Seems to work that way.


----------



## Jansheff (Jan 31, 2011)

We've got Burmese too (2 of them) and wouldn't get any sleep if we left them the freedom of the house all night. We shut them in the (large) kitchen with their last meal of the day, they settle down fine and accept it's sleep time. We get up half an hour early too to let them come upstairs for a cuddle!


----------



## emzybabe (Jun 30, 2009)

Jansheff said:


> We've got Burmese too (2 of them) and wouldn't get any sleep if we left them the freedom of the house all night. We shut them in the (large) kitchen with their last meal of the day, they settle down fine and accept it's sleep time. We get up half an hour early too to let them come upstairs for a cuddle!


that sounds like the way forward to me, sometimes you have to be cruel to be kind, like getting babies to sleep through the night. They'll appreciate your time even more then


----------



## Colette (Jan 2, 2010)

You have my sympathy!

My boys were a nightmare... when they were allowed to sleep on the bedroom they would wake me up sniffing / licking / staring at my face, biting my toes (Bob), or landing on me from a great height (from the top of the wardrobe - also Bob).

So I started shutting them out of the bedroom. Cue the constant loud meowing like they were starved / being murdered, the scratching at the door - and the piece de resistance - pinging the damn door handle! Believe me, that is the loudest, most annoying noise in the world at 4 in the morning!

It was only when I started decorating that the cats had a couple of days shut in the lounge away from the wet paint that it improved... and I've stuck with it. During the day the cats have the run of the place, but when I go to bed the cats are shut in the living room, at the opposite end of the flat to the bedroom. They have their litter tray, toys, food, water, etc - and they can complain all they like and I can't hear them. :thumbup:


----------



## chillminx (Nov 22, 2010)

Have to agree with other posters -- the way forward is to shut your cats in a separate room overnight. I discovered this is the best way 20 years ago, after constant disturbed nights when my first 2 cats were allowed to sleep on my bed. 

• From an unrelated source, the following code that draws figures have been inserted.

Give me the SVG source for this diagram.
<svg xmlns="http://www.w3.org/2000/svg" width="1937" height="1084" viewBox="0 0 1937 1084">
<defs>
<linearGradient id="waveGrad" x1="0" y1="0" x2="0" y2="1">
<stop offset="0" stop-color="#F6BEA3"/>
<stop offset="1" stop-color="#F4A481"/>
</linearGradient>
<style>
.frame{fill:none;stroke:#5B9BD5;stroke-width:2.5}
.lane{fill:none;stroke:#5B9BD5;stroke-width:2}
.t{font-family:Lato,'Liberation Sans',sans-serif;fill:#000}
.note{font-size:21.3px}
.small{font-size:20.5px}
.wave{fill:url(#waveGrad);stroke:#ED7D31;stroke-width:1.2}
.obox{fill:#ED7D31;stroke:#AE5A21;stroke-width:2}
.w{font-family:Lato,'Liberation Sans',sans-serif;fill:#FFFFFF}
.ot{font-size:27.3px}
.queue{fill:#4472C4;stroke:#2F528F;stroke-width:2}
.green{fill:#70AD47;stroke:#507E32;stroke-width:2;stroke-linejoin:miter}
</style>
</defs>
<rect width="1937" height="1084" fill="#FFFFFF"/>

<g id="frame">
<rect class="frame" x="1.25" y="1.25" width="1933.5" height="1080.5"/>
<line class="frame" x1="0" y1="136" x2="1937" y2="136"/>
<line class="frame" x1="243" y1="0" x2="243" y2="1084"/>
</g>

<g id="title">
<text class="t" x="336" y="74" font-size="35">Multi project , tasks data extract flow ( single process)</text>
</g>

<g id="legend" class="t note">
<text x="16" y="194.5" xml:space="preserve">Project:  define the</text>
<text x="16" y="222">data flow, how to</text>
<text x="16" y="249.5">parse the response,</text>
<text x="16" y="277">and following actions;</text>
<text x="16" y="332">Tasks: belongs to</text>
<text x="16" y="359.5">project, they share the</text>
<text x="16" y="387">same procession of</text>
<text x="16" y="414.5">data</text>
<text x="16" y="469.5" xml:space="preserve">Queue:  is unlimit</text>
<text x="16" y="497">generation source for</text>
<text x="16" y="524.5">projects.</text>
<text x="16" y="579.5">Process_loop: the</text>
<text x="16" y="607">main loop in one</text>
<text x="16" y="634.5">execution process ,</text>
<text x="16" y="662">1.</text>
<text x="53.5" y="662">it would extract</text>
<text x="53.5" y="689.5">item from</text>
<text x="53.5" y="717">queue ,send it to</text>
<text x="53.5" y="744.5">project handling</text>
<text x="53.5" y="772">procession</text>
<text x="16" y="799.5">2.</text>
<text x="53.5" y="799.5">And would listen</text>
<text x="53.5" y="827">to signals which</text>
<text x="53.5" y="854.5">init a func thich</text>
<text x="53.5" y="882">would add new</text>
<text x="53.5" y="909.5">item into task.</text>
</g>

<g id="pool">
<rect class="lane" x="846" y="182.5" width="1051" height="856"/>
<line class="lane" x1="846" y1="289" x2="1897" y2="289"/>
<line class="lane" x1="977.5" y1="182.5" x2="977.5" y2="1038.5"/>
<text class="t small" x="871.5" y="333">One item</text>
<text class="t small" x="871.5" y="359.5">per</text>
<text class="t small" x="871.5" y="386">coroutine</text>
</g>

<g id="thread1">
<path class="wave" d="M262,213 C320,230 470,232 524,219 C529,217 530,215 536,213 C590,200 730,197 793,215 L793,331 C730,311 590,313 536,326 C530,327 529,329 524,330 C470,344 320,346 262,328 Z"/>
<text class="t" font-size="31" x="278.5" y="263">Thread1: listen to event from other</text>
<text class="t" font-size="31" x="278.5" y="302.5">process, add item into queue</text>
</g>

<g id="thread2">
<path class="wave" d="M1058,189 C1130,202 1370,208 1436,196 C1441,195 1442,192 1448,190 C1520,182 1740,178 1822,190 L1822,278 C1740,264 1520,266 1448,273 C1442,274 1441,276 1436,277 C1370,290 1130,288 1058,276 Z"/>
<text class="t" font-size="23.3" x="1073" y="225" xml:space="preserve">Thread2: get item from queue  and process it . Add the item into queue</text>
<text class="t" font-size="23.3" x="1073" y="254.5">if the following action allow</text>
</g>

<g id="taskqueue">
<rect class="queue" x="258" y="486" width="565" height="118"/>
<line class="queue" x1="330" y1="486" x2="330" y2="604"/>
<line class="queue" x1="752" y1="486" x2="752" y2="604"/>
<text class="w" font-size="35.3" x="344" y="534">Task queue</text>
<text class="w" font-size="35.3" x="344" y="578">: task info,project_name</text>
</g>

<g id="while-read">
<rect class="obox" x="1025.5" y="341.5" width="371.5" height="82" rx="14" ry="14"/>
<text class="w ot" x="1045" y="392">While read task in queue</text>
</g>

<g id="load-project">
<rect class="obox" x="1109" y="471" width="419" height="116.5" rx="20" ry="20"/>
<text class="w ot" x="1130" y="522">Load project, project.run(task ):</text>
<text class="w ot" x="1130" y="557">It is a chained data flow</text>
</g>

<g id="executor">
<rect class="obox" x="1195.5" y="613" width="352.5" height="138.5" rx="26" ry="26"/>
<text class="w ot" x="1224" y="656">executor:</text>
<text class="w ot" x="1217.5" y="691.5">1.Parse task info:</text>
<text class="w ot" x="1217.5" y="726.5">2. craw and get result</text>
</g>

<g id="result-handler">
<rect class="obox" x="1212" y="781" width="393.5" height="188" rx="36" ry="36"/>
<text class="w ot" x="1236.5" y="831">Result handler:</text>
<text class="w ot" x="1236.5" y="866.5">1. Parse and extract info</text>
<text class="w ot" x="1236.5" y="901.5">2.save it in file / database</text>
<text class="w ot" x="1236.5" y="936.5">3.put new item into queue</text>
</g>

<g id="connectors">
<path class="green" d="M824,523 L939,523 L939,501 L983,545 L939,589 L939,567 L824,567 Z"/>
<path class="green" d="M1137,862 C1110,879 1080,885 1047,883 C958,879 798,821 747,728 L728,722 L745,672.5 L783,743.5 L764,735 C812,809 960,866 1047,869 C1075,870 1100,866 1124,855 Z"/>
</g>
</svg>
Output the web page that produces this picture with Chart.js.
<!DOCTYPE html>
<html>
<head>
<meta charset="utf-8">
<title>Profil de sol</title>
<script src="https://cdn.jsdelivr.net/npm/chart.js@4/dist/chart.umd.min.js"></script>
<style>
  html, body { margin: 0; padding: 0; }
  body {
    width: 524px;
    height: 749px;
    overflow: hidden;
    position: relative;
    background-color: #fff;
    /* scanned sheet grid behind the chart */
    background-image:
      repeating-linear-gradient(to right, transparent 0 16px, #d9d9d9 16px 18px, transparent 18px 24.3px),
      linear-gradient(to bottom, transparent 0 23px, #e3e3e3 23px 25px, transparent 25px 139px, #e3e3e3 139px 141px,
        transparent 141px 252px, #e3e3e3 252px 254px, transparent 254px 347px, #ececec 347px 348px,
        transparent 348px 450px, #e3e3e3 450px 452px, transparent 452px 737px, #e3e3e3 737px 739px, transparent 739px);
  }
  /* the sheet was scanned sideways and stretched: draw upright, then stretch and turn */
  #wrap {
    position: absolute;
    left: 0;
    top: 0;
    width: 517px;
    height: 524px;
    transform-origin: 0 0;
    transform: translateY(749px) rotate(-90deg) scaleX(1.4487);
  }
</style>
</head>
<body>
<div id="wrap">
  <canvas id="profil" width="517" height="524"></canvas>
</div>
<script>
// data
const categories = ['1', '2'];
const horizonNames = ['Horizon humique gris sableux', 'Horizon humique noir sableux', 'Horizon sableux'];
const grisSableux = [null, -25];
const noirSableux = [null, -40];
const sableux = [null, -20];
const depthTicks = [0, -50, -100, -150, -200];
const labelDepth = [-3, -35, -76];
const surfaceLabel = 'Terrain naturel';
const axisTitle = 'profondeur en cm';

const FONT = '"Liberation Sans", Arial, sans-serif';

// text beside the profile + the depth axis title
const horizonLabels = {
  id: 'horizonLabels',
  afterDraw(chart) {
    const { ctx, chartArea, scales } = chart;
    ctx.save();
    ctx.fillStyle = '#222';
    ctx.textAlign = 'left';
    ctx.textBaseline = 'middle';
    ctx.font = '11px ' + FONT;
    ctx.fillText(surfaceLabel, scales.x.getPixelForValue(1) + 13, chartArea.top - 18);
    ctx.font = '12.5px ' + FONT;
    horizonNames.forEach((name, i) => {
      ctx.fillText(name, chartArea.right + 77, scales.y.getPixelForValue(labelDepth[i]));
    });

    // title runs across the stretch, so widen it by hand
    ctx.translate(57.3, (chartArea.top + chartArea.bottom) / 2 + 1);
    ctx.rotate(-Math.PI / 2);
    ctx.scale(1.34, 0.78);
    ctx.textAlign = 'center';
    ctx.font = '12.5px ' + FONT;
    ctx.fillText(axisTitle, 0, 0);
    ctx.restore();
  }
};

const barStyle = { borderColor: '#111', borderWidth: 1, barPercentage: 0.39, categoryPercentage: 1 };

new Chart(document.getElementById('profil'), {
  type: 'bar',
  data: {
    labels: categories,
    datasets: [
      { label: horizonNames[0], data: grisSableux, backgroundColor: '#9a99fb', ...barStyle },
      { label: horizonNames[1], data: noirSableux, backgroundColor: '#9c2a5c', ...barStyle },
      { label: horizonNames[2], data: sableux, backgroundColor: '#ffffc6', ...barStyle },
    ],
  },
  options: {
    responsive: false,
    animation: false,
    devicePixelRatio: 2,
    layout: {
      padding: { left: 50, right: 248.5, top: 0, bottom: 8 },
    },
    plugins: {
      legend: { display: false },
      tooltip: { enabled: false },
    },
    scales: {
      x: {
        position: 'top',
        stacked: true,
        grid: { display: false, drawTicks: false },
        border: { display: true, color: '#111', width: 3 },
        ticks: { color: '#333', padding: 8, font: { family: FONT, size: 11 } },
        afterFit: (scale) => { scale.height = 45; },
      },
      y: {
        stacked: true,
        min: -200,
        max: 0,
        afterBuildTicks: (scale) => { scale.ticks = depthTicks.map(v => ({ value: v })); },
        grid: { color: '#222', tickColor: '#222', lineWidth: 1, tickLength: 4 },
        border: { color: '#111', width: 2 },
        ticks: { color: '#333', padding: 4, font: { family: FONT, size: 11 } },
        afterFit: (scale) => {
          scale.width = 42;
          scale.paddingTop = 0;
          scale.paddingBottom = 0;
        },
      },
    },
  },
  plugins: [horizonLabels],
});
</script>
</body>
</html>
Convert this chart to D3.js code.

Since then all my cats have been bedded down every night in my sitting room, with a little snack of dry food, a bowl of water and a litter tray, and the door is closed. They have never objected, and the nice thing is they always greet me with renewed affection every morning. I feel we all benefit from a little time apart from each other, at night.


----------



## sbonnett76 (Apr 6, 2010)

I had a similar problem with my cat and spoke to the vet about it. He suggested squirting the cat with water (using one of those plant water squished things!) whenever it woke us up. I was really reluctant at first, but it worked and it does them no harm at all. It didn't work overnight, but we got to the stage where we wouldn't have to actually squirt any water, just sleepily picking up the bottle would be enough to send the cat off and eventually the behaviour stopped altogether and he would often sleep happily and quietly at the end of the bed. The trick is not to speak to the cat when you do it, a bit like controlled crying with a baby! Once you interact with them vocally, they have your attention. 

Good luck!


----------